In this mode you have to define the number of slaves  (for ex. 1 slave for one master and one slave, 2 slaves for one master and 2 slaves).

If your sub-array doesn't use the Master/Slave feature please put  NSlaves = 0.

Principle

In this mode, the array is connected to the inputs of 2 (or several) inverters, but only one of them (the Master) is performing the MPP tracking on the array, and transmits information to the second one (the Slave).

The Master begins to operate alone, until the array available power overcomes a given threshold.

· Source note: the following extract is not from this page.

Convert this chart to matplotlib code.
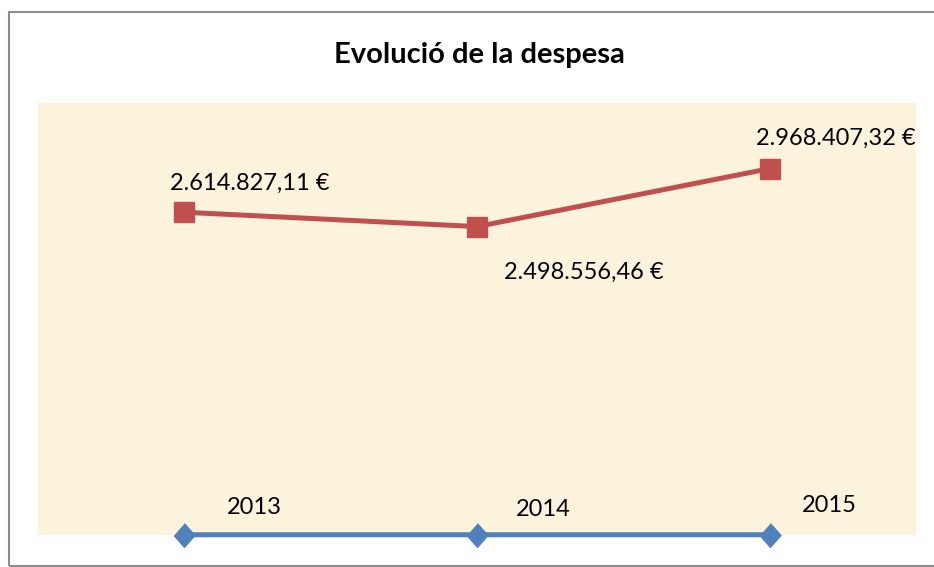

Therefore, as seen on the graph, it operates better under low powers.

The gain may be of the order of 1 to 2% maximum, lower with modern high-efficiency inverters;  therefore very few modern inverters are supporting this mode.  

MasterSlave

Wiring

In normal (not M/S) operation you should always connect the MPPT inputs independently  (i.e. one array - set of strings in parallel - on one MPPT input), and never interconnect MPPT inputs unless there will be MPPT tracking conflicts.

As a contrary, in Master/Slave operation  both inverters should "see" the full array, that is you should connect the inverter's inputs in parallel.

Internal Master/Slave

Many big inverters in the MW range are indeed an assembly of units of 100 to 200 kW, which internally operate in Master/Slave mode. As "seen" from outside, this improves the efficiency curve (which has a very sharp low-efficiency knee). But the simulation has to treat these devices as a whole, as a conventional inverter.

Therefore the mention Internal Master/Slave in the inverter definition is only informative, and doesn't have any influence on the simulation behavior.